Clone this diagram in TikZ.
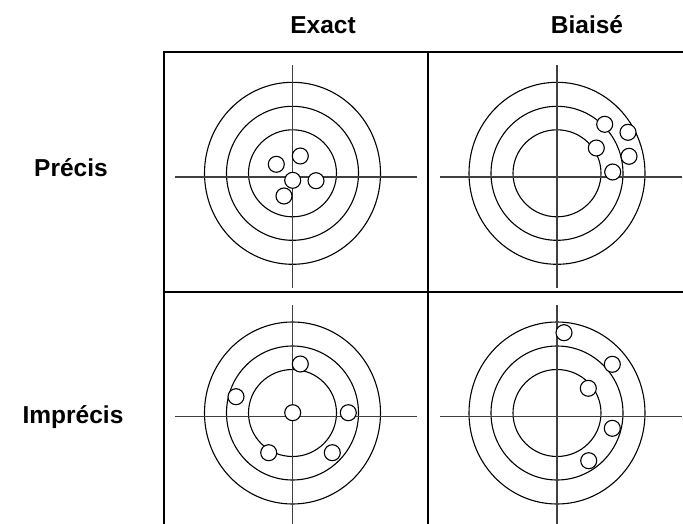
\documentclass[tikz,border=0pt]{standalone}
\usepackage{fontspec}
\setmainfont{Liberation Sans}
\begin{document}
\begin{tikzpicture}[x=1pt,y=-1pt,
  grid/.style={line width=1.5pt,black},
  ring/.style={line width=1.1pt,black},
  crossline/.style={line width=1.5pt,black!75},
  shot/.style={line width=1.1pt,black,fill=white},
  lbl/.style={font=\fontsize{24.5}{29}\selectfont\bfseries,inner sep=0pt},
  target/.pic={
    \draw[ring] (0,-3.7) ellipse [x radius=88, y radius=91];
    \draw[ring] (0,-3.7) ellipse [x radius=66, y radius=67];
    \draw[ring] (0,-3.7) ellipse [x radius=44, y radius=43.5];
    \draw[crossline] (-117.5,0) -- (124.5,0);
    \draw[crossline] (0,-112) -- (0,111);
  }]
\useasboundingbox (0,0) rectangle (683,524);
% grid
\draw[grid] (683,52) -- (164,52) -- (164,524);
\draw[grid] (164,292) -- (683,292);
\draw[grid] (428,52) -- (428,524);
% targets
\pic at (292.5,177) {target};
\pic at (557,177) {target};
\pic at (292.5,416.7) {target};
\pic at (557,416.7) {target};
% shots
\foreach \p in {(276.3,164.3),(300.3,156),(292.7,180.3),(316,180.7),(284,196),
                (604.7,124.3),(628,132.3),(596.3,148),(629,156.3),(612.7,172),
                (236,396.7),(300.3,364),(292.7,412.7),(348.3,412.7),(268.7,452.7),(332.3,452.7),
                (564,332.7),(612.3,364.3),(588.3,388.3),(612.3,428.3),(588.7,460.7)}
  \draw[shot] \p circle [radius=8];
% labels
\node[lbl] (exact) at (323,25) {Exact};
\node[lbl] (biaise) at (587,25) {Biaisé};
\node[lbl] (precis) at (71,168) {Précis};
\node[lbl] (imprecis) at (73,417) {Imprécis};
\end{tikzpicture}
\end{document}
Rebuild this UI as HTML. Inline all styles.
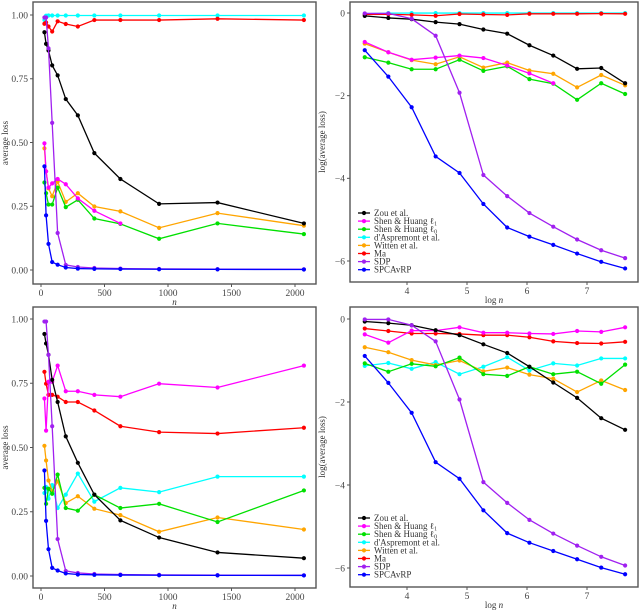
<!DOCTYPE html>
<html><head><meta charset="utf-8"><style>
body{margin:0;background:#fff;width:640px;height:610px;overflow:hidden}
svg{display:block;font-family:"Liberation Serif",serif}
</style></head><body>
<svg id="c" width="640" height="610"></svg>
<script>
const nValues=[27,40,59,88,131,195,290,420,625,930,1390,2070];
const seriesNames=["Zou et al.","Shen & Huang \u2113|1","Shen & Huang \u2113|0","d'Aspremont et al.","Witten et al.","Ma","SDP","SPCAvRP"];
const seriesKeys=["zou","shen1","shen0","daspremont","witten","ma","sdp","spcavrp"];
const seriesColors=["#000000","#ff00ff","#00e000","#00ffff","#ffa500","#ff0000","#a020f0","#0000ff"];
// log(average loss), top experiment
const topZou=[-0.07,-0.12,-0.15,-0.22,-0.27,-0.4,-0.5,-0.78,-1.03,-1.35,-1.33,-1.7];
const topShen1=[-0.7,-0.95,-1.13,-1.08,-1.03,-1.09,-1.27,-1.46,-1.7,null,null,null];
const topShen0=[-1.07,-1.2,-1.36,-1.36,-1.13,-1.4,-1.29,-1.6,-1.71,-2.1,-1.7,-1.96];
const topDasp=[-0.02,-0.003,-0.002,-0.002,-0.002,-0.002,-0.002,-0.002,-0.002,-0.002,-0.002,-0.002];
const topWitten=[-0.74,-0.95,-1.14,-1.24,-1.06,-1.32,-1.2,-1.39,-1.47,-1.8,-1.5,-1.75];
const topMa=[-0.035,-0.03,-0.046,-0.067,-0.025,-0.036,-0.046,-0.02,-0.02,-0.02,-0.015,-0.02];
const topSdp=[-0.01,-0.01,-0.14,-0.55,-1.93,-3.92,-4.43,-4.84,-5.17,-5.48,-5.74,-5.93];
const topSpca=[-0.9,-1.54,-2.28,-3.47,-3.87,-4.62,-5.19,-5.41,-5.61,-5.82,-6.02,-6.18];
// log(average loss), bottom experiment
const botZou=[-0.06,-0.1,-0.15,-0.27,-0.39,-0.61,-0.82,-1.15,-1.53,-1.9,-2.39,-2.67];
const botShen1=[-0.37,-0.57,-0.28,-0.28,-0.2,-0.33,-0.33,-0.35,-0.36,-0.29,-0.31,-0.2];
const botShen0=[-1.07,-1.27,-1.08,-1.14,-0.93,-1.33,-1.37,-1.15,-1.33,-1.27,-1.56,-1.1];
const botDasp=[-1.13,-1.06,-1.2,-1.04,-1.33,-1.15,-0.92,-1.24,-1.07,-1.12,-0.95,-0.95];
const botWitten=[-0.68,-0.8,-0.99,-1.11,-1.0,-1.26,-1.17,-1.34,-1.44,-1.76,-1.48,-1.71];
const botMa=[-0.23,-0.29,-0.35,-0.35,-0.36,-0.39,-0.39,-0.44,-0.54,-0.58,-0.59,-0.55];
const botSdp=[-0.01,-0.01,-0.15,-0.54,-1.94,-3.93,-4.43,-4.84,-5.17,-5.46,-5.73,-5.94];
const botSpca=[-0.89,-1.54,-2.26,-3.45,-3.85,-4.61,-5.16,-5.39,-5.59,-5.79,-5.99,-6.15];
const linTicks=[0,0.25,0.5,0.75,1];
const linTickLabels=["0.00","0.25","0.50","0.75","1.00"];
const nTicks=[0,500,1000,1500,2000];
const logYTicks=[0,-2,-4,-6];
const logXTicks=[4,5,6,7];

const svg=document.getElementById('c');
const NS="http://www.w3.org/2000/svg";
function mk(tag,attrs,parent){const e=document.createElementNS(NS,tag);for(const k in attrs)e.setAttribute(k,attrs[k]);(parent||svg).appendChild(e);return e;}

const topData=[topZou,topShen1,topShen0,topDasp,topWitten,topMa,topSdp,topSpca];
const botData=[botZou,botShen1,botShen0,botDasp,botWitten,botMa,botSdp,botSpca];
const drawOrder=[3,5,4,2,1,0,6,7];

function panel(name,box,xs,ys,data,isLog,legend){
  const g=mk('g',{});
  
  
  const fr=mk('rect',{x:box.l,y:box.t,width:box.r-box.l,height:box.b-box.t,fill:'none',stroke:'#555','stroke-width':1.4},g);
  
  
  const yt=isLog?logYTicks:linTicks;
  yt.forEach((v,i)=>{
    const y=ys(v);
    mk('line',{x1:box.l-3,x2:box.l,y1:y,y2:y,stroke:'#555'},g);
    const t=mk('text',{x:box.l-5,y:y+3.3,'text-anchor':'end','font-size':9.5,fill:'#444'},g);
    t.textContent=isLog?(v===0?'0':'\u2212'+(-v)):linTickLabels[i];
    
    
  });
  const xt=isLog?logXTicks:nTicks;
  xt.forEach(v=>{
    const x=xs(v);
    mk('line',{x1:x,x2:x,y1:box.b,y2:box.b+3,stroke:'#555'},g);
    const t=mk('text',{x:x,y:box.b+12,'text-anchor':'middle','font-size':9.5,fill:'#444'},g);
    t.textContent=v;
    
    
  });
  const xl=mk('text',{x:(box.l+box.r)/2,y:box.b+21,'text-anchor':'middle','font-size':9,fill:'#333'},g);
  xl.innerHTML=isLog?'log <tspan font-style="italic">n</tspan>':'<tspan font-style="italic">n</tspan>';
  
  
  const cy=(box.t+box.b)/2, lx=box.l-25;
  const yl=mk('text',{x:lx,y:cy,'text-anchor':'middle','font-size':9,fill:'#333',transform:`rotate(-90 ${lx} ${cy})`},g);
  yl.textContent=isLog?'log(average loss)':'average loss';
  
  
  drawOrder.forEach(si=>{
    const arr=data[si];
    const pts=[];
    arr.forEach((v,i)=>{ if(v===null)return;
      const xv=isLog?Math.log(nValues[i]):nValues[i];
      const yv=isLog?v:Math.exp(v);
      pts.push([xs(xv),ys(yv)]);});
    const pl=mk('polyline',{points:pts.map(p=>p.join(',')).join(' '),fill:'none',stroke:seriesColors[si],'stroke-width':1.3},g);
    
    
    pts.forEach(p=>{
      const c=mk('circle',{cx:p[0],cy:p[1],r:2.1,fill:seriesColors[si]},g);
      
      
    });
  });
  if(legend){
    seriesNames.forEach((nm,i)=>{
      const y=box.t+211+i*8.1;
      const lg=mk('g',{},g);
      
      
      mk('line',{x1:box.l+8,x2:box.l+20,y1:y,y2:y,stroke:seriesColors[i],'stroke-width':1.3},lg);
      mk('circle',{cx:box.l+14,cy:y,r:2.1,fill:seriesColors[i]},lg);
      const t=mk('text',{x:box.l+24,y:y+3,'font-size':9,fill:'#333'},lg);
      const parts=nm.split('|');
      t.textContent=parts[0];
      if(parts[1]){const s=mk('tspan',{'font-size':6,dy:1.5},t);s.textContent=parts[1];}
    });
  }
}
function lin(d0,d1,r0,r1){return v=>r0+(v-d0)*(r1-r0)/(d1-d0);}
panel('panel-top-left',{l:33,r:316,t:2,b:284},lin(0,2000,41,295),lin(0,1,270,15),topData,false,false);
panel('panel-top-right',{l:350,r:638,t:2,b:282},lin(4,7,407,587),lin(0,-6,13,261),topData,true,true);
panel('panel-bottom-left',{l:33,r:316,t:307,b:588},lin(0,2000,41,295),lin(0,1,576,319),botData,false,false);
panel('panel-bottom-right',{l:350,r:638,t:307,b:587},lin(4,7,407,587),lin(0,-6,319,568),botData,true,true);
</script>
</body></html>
◇ ◇ ◇ ◇ ◇
:: Task to complete ::
Check the data for the word "this" and pull out the lines that have it.

:: Written answer ::
Clone this diagram in TikZ.
Rebuild this UI as HTML. Inline all styles.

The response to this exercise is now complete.